Freak show chic


 

« A une approche chronologique, thématique ou académique, l’exposition a préféré offrir un parcours dont les œuvres sont elles mêmes le fil conducteur du regard du spectateur. » Ah bon.

« De ce fait, les images singulièrement puissantes de Diane Arbus sont accompagnées seulement des titres donnés par l’artiste. Dans les salles, le visiteur qui souhaite examiner attentivement les photographies le fera uniquement à travers le prisme d’une expérience individuelle. »

Nous voilà prévenus. Les photos seront là, pour nos yeux, amassées mais isolées, et nous n’y verrons que ce nous voudrons bien y voir. Que ce qui résonnera en nous. Mais n’est-ce pas finalement tout le temps comme ça ? Même avec des notes d’intentions, des cartels développés, des feuilles de salles, au final, on voit dans une œuvre ce qu’on veut bien y voir. Ce qu’on peut y voir.

Dehors, il y a la queue. Pas beaucoup, mais un peu quand même. En pleine semaine. En pleine après-midi. Il y a la queue. Il n’y a bien qu’à Paris où les expos affichent complet pendant les heures de bureau. A l’intérieur il y a la queue. On marche, les uns derrières les autres. Les tirages sont de petite taille et il faut s’en approcher pour bien les voir, bien lire les titres, les seuls indices. A la queue leu leu on passe d’une photo à l’autre. Les murs sont gris. Les murs sont blancs. Un bébé pleure dans une salle. Un enfant se roule par terre dans une autre. Dans la première salle, un groupe d’adolescentes aux bouches scintillantes d’appareils dentaires se moque d’une femme en photo qui ressemble à Amy Winehouse, plus loin, un couple d’intellos-rive-gauche rivalise de citations apprises par cœur pour qualifier les clichés devant lequels ils s’arrêtent des heures. C’est ici que Diane Arbus aurait du venir faire des photos.

Après tout, nains, trisomiques, travestis, Diane Arbus prétend vouloir « photographier tout le monde ». Pourtant, c’est le monde en creux qu’elle photographie, « tout le monde » qui n’est jamais photographié. Jamais vu. Dissimulé. Dans une litanie visuelle, des centaines de visages, anonymes, à la marge, morts, s’alignent, muets, comme un catalogue de freaks, la représentation d’une autre Amérique, négatif de l’Amercain Dream.

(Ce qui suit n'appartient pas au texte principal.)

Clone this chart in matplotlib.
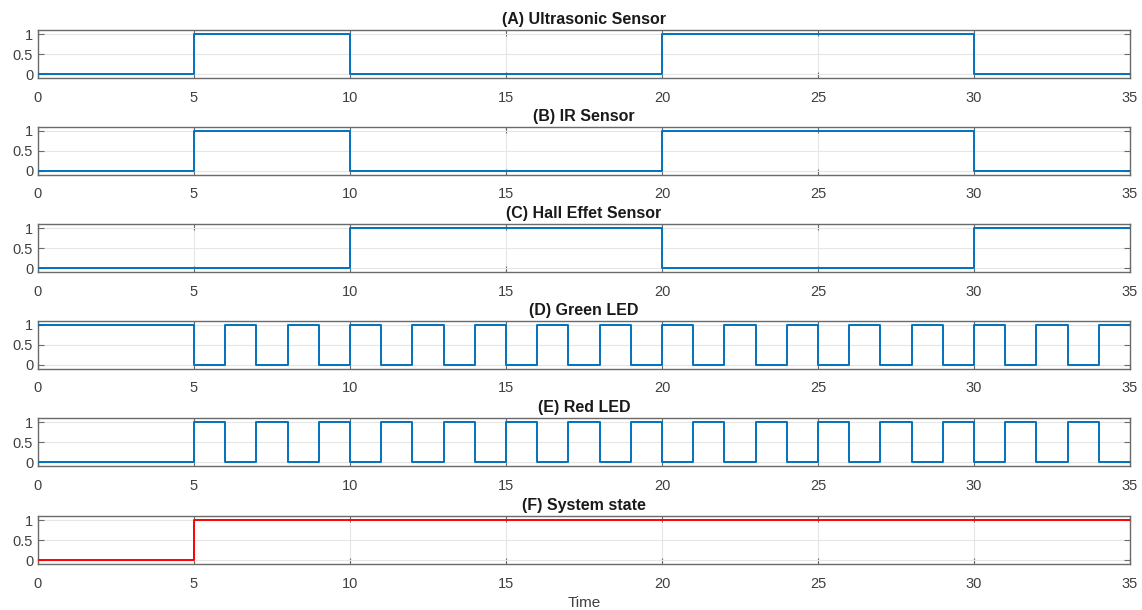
import matplotlib
matplotlib.use("Agg")
import matplotlib.pyplot as plt

titles = ["(A) Ultrasonic Sensor", "(B) IR Sensor", "(C) Hall Effet Sensor",
          "(D) Green LED", "(E) Red LED", "(F) System state"]

t_us = [0, 5, 10, 20, 30, 35]
v_us = [0, 1, 0, 1, 0]
t_ir = [0, 5, 10, 20, 30, 35]
v_ir = [0, 1, 0, 1, 0]
t_hall = [0, 10, 20, 30, 35]
v_hall = [0, 1, 0, 1]
t_led = [0, 5, 6, 7, 8, 9, 10, 11, 12, 13, 14, 15, 16, 17, 18, 19, 20,
         21, 22, 23, 24, 25, 26, 27, 28, 29, 30, 31, 32, 33, 34, 35]
v_green = [1, 0, 1, 0, 1, 0, 1, 0, 1, 0, 1, 0, 1, 0, 1, 0, 1,
           0, 1, 0, 1, 0, 1, 0, 1, 0, 1, 0, 1, 0, 1]
v_red = [0, 1, 0, 1, 0, 1, 0, 1, 0, 1, 0, 1, 0, 1, 0, 1, 0,
         1, 0, 1, 0, 1, 0, 1, 0, 1, 0, 1, 0, 1, 0]
t_sys = [0, 5, 35]
v_sys = [0, 1]

series = [(t_us, v_us), (t_ir, v_ir), (t_hall, v_hall),
          (t_led, v_green), (t_led, v_red), (t_sys, v_sys)]
colors = ["#0072BD"] * 5 + ["#FF0000"]

xticks = [0, 5, 10, 15, 20, 25, 30, 35]
yticks = [0, 0.5, 1]
ytick_labels = ["0", "0.5", "1"]

plt.rcParams['font.family'] = ['Liberation Sans', 'DejaVu Sans']

W, H = 1142, 610
fig = plt.figure(figsize=(W / 100, H / 100), dpi=100)

left, right = 38, 1130
tops = [30, 127, 224, 321, 418, 516]
height = 48
edge = "#6a6a6a"

for i, ((t, v), title, c) in enumerate(zip(series, titles, colors)):
    top = tops[i]
    ax = fig.add_axes([left / W, 1 - (top + height) / H, (right - left) / W, height / H])
    ax.step(t, list(v) + [v[-1]], where='post', color=c, lw=1.4, zorder=3)
    ax.set_xlim(0, 35)
    ax.set_ylim(-0.1, 1.1)
    ax.set_xticks(xticks)
    ax.set_xticklabels([str(x) for x in xticks])
    ax.set_yticks(yticks)
    ax.set_yticklabels(ytick_labels)
    ax.grid(True, color="#e6e6e6", lw=0.8, zorder=0)
    ax.set_axisbelow(True)
    ax.tick_params(direction='in', top=True, right=True, length=4, width=0.8,
                   color=edge, labelcolor="#404040", labelsize=10.5)
    ax.tick_params(axis='x', pad=9)
    ax.tick_params(axis='y', pad=3.5)
    for s in ax.spines.values():
        s.set_color(edge)
        s.set_linewidth(1.0)
    ax.set_title(title, fontsize=11.5, fontweight='bold', color="#1a1a1a", pad=4)
    if i == 5:
        ax.set_xlabel("Time", fontsize=11, color="#404040", labelpad=4)

fig.savefig("out.png", dpi=100)
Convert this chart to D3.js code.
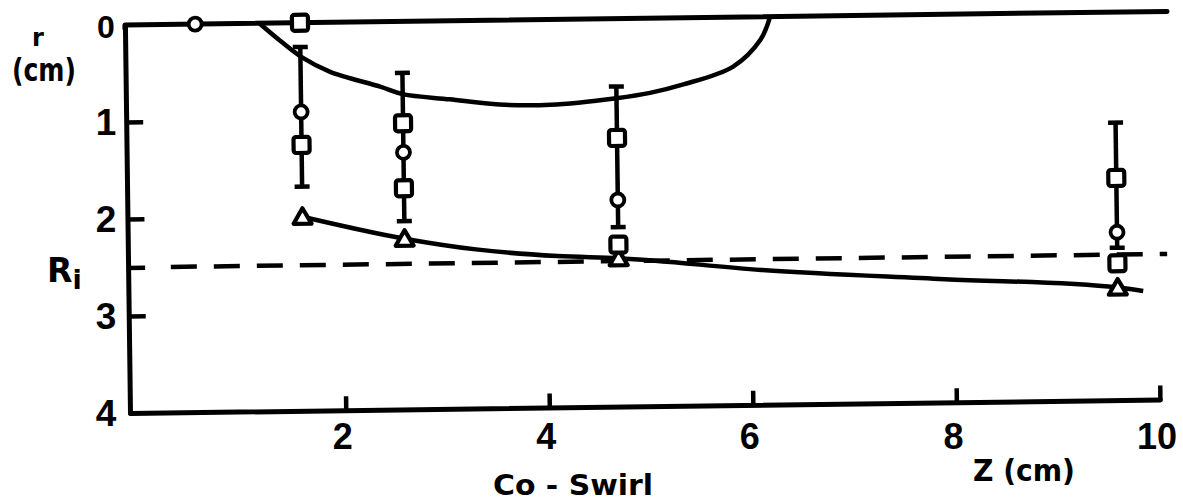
<!DOCTYPE html>
<html>
<head>
<meta charset="utf-8">
<script src="https://cdn.jsdelivr.net/npm/d3@7"></script>
<style>
  html, body { margin: 0; padding: 0; background: #fff; }
  svg { display: block; }
  text { font-family: "Liberation Sans", Arial, sans-serif; font-weight: bold; fill: #000; }
  text.title { font-family: "DejaVu Sans", sans-serif; }
</style>
</head>
<body>
<svg id="chart" width="1183" height="503"></svg>
<script>
// Axial station z (cm) of each measuring column
const columnZ = [1.6, 2.6, 4.7, 9.6];
// Error-bar extent of radius r (cm) at each column
const errTop = [0.25, 0.53, 0.70, 1.14];
const errBottom = [1.69, 2.06, 2.15, 2.43];

// Circle markers (z, r)
const circleZ = [0.57, 1.6, 2.6, 4.7, 9.6];
const circleR = [0, 0.92, 1.35, 1.87, 2.27];

// Square markers (z, r)
const squareZ = [1.6, 1.6, 2.6, 2.6, 4.7, 4.7, 9.6, 9.6];
const squareR = [0, 1.26, 1.05, 1.72, 1.23, 2.33, 1.71, 2.59];

// Triangle markers (z, r)
const triangleZ = [1.6, 2.6, 4.7, 9.6];
const triangleR = [2.0, 2.24, 2.47, 2.84];

// Recirculation boundary (bowl) from the axis
const bowlZ = [1.2, 1.4, 1.62, 1.89, 2.38, 2.6, 3.06, 3.55, 4.05, 4.7, 5.03, 5.35, 5.85, 6.12, 6.22];
const bowlR = [0, 0.18, 0.36, 0.51, 0.67, 0.75, 0.81, 0.87, 0.88, 0.82, 0.77, 0.69, 0.51, 0.24, 0];

// Curve through the triangles
const lowerZ = [1.6, 2.6, 3.3, 4.1, 4.7, 6.1, 7.9, 9.6, 9.85];
const lowerR = [2.0, 2.24, 2.36, 2.44, 2.47, 2.61, 2.73, 2.84, 2.88];

// Inner radius Ri and its dashed reference line extent
const innerRadius = 2.5;
const innerLineZ = [0.3, 10.09];

// Axis ticks and labels
const zTicks = [2, 4, 6, 8, 10];
const zTickLabels = ["2", "4", "6", "8", "10"];
const rTicks = [1, 2, 2.5, 3];
const rLabelValues = [0, 1, 2, 3, 4];
const rLabels = ["0", "1", "2", "3", "4"];
const zDomain = [-0.12, 10];
const rDomain = [0, 4];
const topLineEnd = 10.12;

const svg = d3.select("#chart");
const x = d3.scaleLinear().domain(zDomain).range([130, 1160]);
const y = d3.scaleLinear().domain(rDomain).range([25, 413]);

const ink = "#000";
// the drawing sits slightly tilted on the sheet
const g = svg.append("g").attr("transform", "rotate(-0.75, 130, 413)");

// Axes
const xAxis = d3.axisBottom(x).tickValues(zTicks).tickSize(-14).tickSizeOuter(0).tickFormat("");
const yAxis = d3.axisLeft(y).tickValues(rTicks).tickSize(-17).tickSizeOuter(0).tickFormat("");

const gx = g.append("g").attr("transform", `translate(0,${y(4)})`).call(xAxis);
const gy = g.append("g").attr("transform", `translate(${x(zDomain[0])},0)`).call(yAxis);
[gx, gy].forEach(a => {
  a.select(".domain").attr("stroke", ink).attr("stroke-width", 5).attr("stroke-linecap", "round");
  a.selectAll(".tick line").attr("stroke", ink).attr("stroke-width", 4.5);
});

// r = 0 line (the axis of symmetry), joining the r axis at a rounded corner
g.append("path")
  .attr("d", d3.line()([[x(zDomain[0]), y(0.04)], [x(zDomain[0]), y(0)], [x(topLineEnd), y(0)]]))
  .attr("fill", "none").attr("stroke", ink).attr("stroke-width", 5)
  .attr("stroke-linejoin", "round").attr("stroke-linecap", "round");

// Ri dashed line
g.append("line")
  .attr("x1", x(innerLineZ[0])).attr("x2", x(innerLineZ[1]))
  .attr("y1", y(innerRadius)).attr("y2", y(innerRadius))
  .attr("stroke", ink).attr("stroke-width", 4.5).attr("stroke-dasharray", "26,17");

// Bowl curve
const bowlPts = bowlZ.map((z, i) => [x(z), y(bowlR[i])]);
g.append("path")
  .attr("d", d3.line().curve(d3.curveCatmullRom.alpha(0.5))(bowlPts))
  .attr("fill", "none").attr("stroke", ink).attr("stroke-width", 4.5);

// Lower curve
const lowerPts = lowerZ.map((z, i) => [x(z), y(lowerR[i])]);
g.append("path")
  .attr("d", d3.line().curve(d3.curveMonotoneX)(lowerPts))
  .attr("fill", "none").attr("stroke", ink).attr("stroke-width", 4.5);

// Error bars
columnZ.forEach((z, i) => {
  const cx = x(z);
  g.append("line").attr("x1", cx).attr("x2", cx)
    .attr("y1", y(errTop[i])).attr("y2", y(errBottom[i]))
    .attr("stroke", ink).attr("stroke-width", 4.5);
  [errTop[i], errBottom[i]].forEach(v => {
    g.append("line").attr("x1", cx - 7.5).attr("x2", cx + 7.5)
      .attr("y1", y(v)).attr("y2", y(v))
      .attr("stroke", ink).attr("stroke-width", 4.5);
  });
});

// Triangles
triangleZ.forEach((z, i) => {
  const cx = x(z), cy = y(triangleR[i]);
  g.append("path")
    .attr("d", `M${cx},${cy - 8.5}L${cx + 9},${cy + 7}L${cx - 9},${cy + 7}Z`)
    .attr("fill", "#fff").attr("stroke", ink).attr("stroke-width", 4.2).attr("stroke-linejoin", "round");
});

// Squares
squareZ.forEach((z, i) => {
  g.append("rect")
    .attr("x", x(z) - 8).attr("y", y(squareR[i]) - 8)
    .attr("width", 16).attr("height", 16).attr("rx", 2.5)
    .attr("fill", "#fff").attr("stroke", ink).attr("stroke-width", 4.2);
});

// Circles
circleZ.forEach((z, i) => {
  g.append("circle")
    .attr("cx", x(z)).attr("cy", y(circleR[i])).attr("r", 6.5)
    .attr("fill", "#fff").attr("stroke", ink).attr("stroke-width", 3.8);
});

// Tick labels
svg.append("g").selectAll("text").data(zTicks).join("text")
  .attr("x", (d, i) => x(d) - 3).attr("y", 449)
  .attr("text-anchor", "middle").attr("font-size", 36)
  .text((d, i) => zTickLabels[i]);

svg.append("g").selectAll("text").data(rLabelValues).join("text")
  .attr("x", 106).attr("y", d => y(d) + 13)
  .attr("text-anchor", "middle").attr("font-size", d => d === 0 ? 32 : 37)
  .text((d, i) => rLabels[i]);

// Axis titles
svg.append("text").attr("class", "title").attr("x", 38).attr("y", 46).attr("text-anchor", "middle")
  .attr("font-size", 24).text("r");
svg.append("text").attr("class", "title").attr("x", 44).attr("y", 81).attr("text-anchor", "middle")
  .attr("font-size", 32).attr("textLength", 64).attr("lengthAdjust", "spacingAndGlyphs").text("(cm)");

const ri = svg.append("text").attr("class", "title").attr("x", 47).attr("y", 282).attr("font-size", 33);
ri.append("tspan").text("R");
ri.append("tspan").attr("dy", 7).attr("font-size", 27).text("i");

svg.append("text").attr("class", "title").attr("x", 573).attr("y", 495).attr("text-anchor", "middle")
  .attr("font-size", 28).attr("textLength", 160).attr("lengthAdjust", "spacingAndGlyphs")
  .text("Co - Swirl");
svg.append("text").attr("class", "title").attr("x", 1024).attr("y", 481).attr("text-anchor", "middle")
  .attr("font-size", 30).attr("textLength", 102).attr("lengthAdjust", "spacingAndGlyphs")
  .text("Z (cm)");
</script>
</body>
</html>
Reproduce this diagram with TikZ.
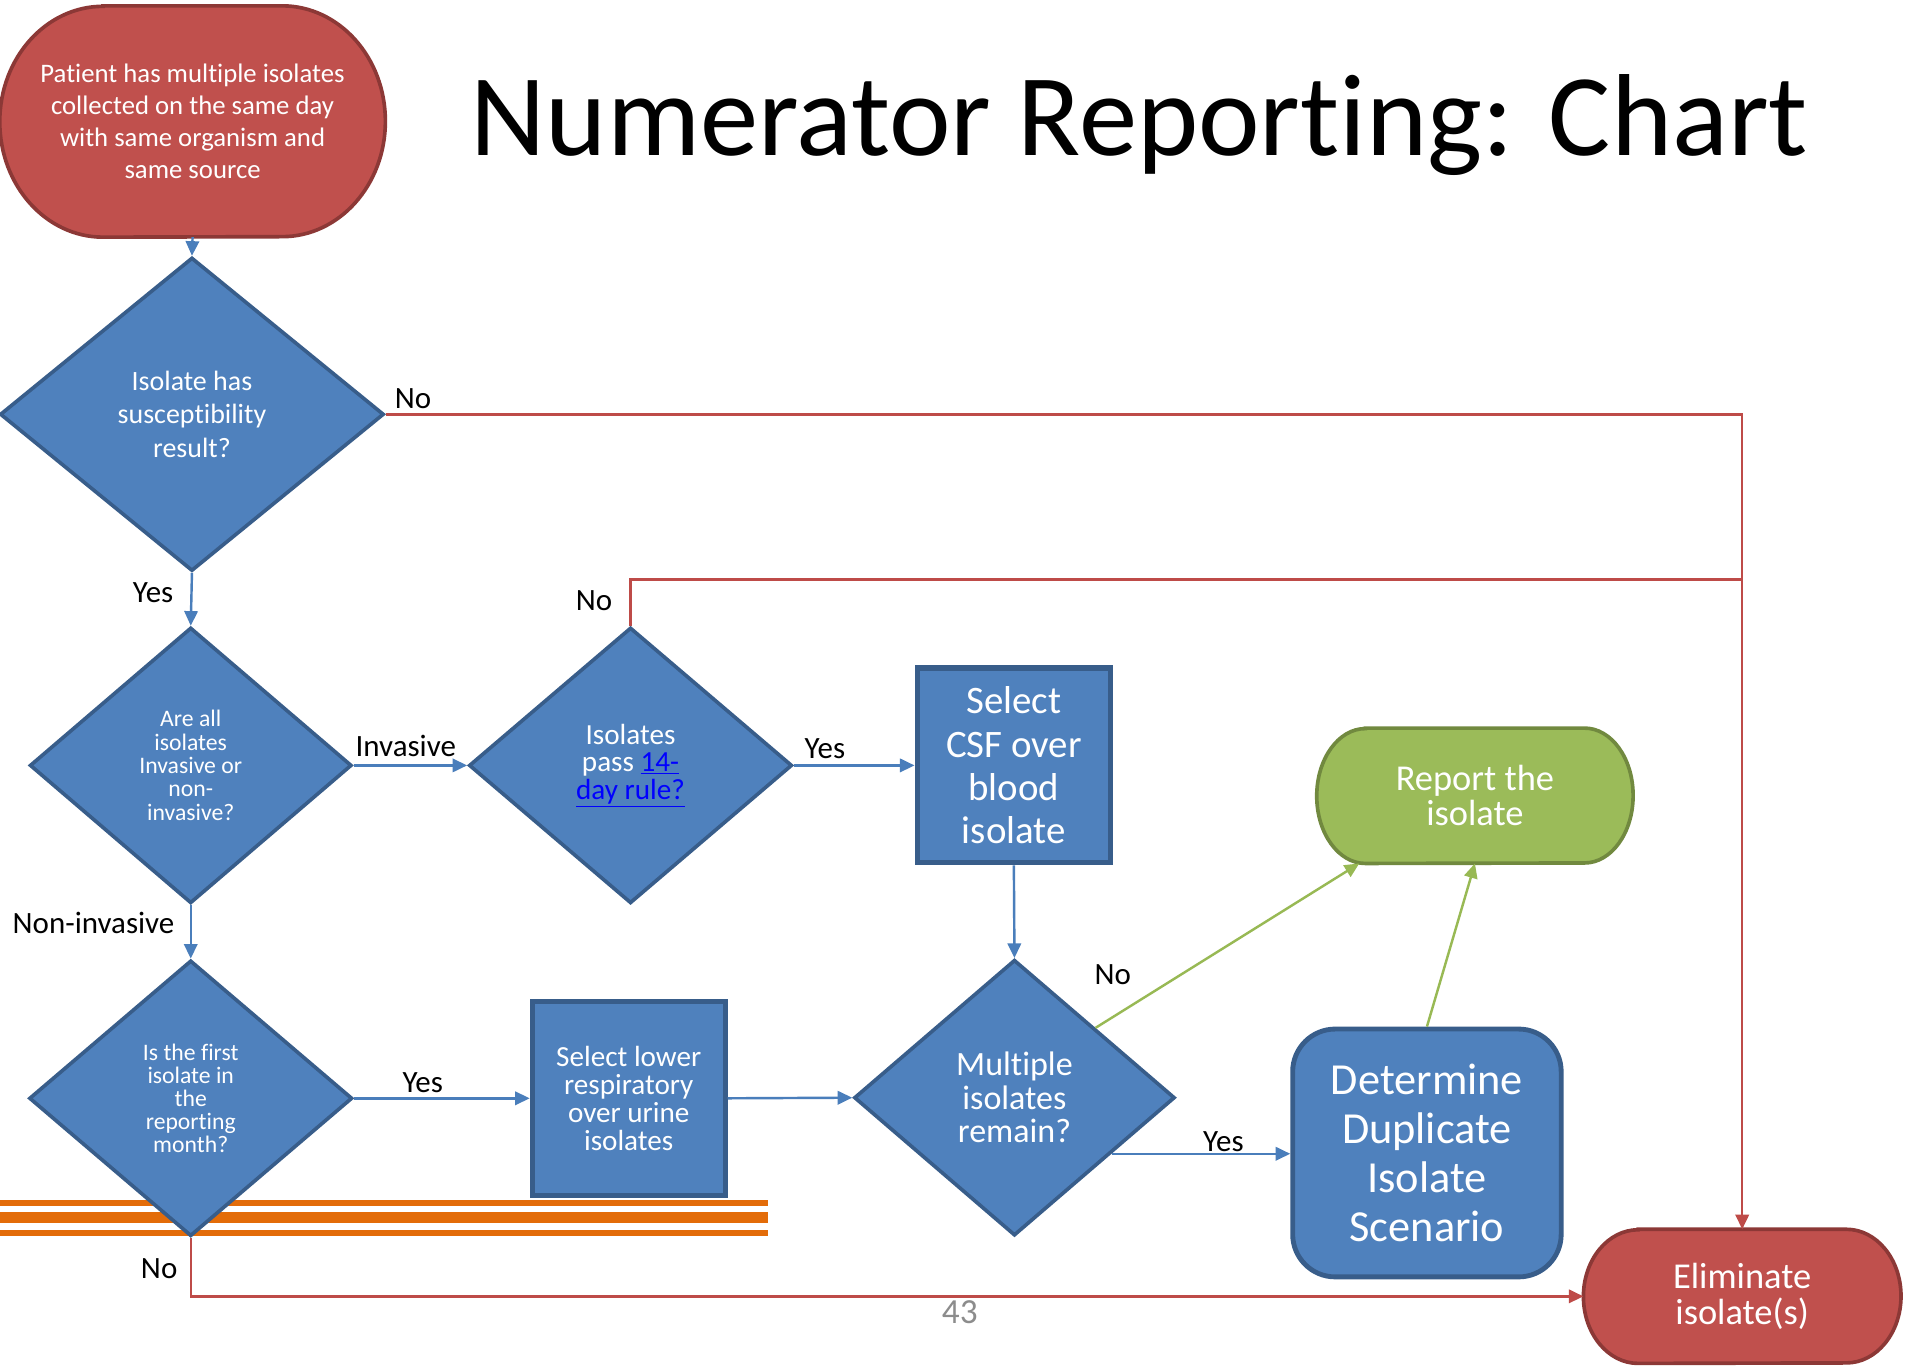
\documentclass[tikz,border=0pt]{standalone}
\usepackage{fontspec}
\setmainfont[Ligatures=NoCommon]{Carlito}
\usetikzlibrary{shapes.geometric,arrows.meta,backgrounds,calc}

\definecolor{bfill}{HTML}{4F81BD}
\definecolor{bdraw}{HTML}{385D8A}
\definecolor{rfill}{HTML}{C0504D}
\definecolor{rdraw}{HTML}{8C3836}
\definecolor{gfill}{HTML}{9BBB59}
\definecolor{gdraw}{HTML}{71893F}
\definecolor{bline}{HTML}{4A7EBB}
\definecolor{rline}{HTML}{BE4B48}
\definecolor{gline}{HTML}{98B954}
\definecolor{orng}{HTML}{E36C09}
\definecolor{lnk}{HTML}{0000FF}
\definecolor{pgnum}{HTML}{8C8C8C}
\newcommand\fsz[2]{\fontsize{#1}{#2}\selectfont}
% terminator outline with elliptical ends: node, x radius, y radius, style
\newcommand\termshape[4]{%
  \path[#4] ([xshift=#2]#1.north west) -- ([xshift=-#2]#1.north east)
    arc[start angle=90,end angle=-90,x radius=#2,y radius=#3]
    -- ([xshift=#2]#1.south west)
    arc[start angle=270,end angle=90,x radius=#2,y radius=#3] -- cycle;}

\begin{document}
\begin{tikzpicture}[x=1pt,y=1pt,
  decision/.style={shape=diamond, fill=bfill, draw=bdraw, line width=3pt,
    inner sep=0pt, text=white, align=center},
  procbox/.style={rectangle, fill=bfill, draw=bdraw, line width=4.5pt,
    inner sep=0pt, text=white, align=center},
  termbox/.style={rectangle, inner sep=0pt, text=white, align=center},
  conn/.style={line width=2pt, -{Triangle[length=12pt,width=11pt]}},
  bconn/.style={conn, draw=bline},
  rconn/.style={conn, draw=rline},
  gconn/.style={conn, draw=gline},
  rseg/.style={line width=2pt, draw=rline},
  lbl/.style={font=\fsz{25.5}{28}, inner sep=0pt, text=black},
  stripe/.style={draw=orng},
]
\useasboundingbox (0,0) rectangle (1568,-1124);

% title
\node[anchor=base west, inner sep=0pt, font=\fsz{96}{110}] (title) at (387,-128)
  {Numerator Reporting: Chart};

% terminators
\node[termbox, minimum width=317pt, minimum height=190pt, font=\fsz{22}{26.5}]
  (start) at (158.5,-100)
  {Patient has multiple isolates\\collected on the same day\\with same organism and\\same source};
\node[termbox, minimum width=260pt, minimum height=111pt, font=\fsz{30}{29}]
  (rep) at (1214,-655) {Report the\\isolate};
\node[termbox, minimum width=261pt, minimum height=110pt, font=\fsz{30}{30}]
  (elim) at (1434,-1067) {Eliminate\\isolate(s)};
\begin{scope}[on background layer]
  \fill[white] (0,0) rectangle (1568,-1124);
  \termshape{start}{85pt}{95pt}{fill=rfill, draw=rdraw, line width=3pt}
  \termshape{rep}{40pt}{55.5pt}{fill=gfill, draw=gdraw, line width=3pt}
  \termshape{elim}{45pt}{55pt}{fill=rfill, draw=rdraw, line width=3pt}
\end{scope}

% orange stripes across the lower left, behind the shapes
\draw[stripe, line width=5pt] (0,-990) -- (632,-990);
\draw[stripe, line width=9pt] (0,-1002) -- (632,-1002);
\draw[stripe, line width=5pt] (0,-1015) -- (632,-1015);

% decisions
\node[decision, minimum width=316pt, minimum height=258pt, font=\fsz{23}{27.5}]
  (d1) at (158,-341) {Isolate has\\susceptibility\\result?};
\node[decision, minimum width=265pt, minimum height=227pt, font=\fsz{19.5}{19.3}]
  (d2) at (157,-630) {Are all\\isolates\\Invasive or\\non-\\invasive?};
\node[decision, minimum width=266pt, minimum height=227pt, font=\fsz{24}{23}]
  (d3) at (519,-630)
  {Isolates\\pass \textcolor{lnk}{\underline{14-}}\\\textcolor{lnk}{\underline{day rule?}}};
\node[decision, minimum width=266pt, minimum height=227pt, font=\fsz{19.5}{19}]
  (d4) at (157,-904) {Is the first\\isolate in\\the\\reporting\\month?};
\node[decision, minimum width=264pt, minimum height=227pt, font=\fsz{28}{27.5}]
  (d5) at (835,-903.5) {Multiple\\isolates\\remain?};

% process boxes
\node[procbox, minimum width=159pt, minimum height=160pt, font=\fsz{32}{35.6}]
  (csf) at (834.5,-630) {Select\\CSF over\\blood\\isolate};
\node[procbox, line width=4pt, minimum width=159pt, minimum height=160pt, font=\fsz{24}{23}]
  (lr) at (517.5,-904) {Select lower\\respiratory\\over urine\\isolates};
\node[procbox, line width=4pt, rounded corners=35pt, minimum width=221pt,
  minimum height=204pt, font=\fsz{36.5}{40.5}]
  (det) at (1174.5,-949) {Determine\\Duplicate\\Isolate\\Scenario};

% connectors
\draw[bconn] (start.south) -- (d1.north);
\draw[rconn] (d1.east) -| (elim.north);
\draw[bconn] (d1.south) -- (d2.north);
\draw[bconn] (d2.east) -- (d3.west);
\coordinate (d3up) at ($(d3.north)+(0,38)$);
\draw[rseg] (d3.north) -- (d3up) -- (d3up -| elim.north);
\draw[bconn] (d3.east) -- (csf.west);
\draw[bconn] (csf.south) -- (d5.north);
\draw[bconn] (d2.south) -- (d4.north);
\draw[bconn] (d4.east) -- (lr.west);
\draw[bconn] (lr.east) -- (d5.west);
\draw[gconn] (d5.north east) -- ([xshift=35pt]rep.south west);
\draw[bconn] (d5.-30) -- (d5.-30 -| det.west);
\draw[gconn] (det.north) -- (rep.south);
\draw[rconn] (d4.south) |- (elim.west);

% branch labels
\node[lbl] (l1) at (340,-328) {No};
\node[lbl] (l2) at (126,-488) {Yes};
\node[lbl] (l3) at (334,-614) {Invasive};
\node[lbl] (l4) at (489,-494) {No};
\node[lbl] (l5) at (679,-616) {Yes};
\node[lbl] (l6) at (77,-760) {Non-invasive};
\node[lbl] (l7) at (348,-891) {Yes};
\node[lbl] (l8) at (916,-802) {No};
\node[lbl] (l9) at (1007,-940) {Yes};
\node[lbl] (l10) at (131,-1044) {No};

% page number
\node[font=\fsz{29}{30}, text=pgnum, inner sep=0pt] (pg) at (790,-1080) {43};
\end{tikzpicture}
\end{document}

Mais entre une famille le dimanche, un camp de vacances pour attardés mentaux et de vieux nudistes, plane toujours la même question. La question de l’art. De la photographie comme art. Format carré, portrait de face, plutôt rapproché, Diane Arbus tente de capter l’humain, le réel. Mais alors les Russian midget friends in a living room ne seraient-ils pas les véritables artistes de l’exposition, plus que la photographe elle-même ? Artistes du réel car c’est chaque jour, chaque instant qu’ils performent leur vie.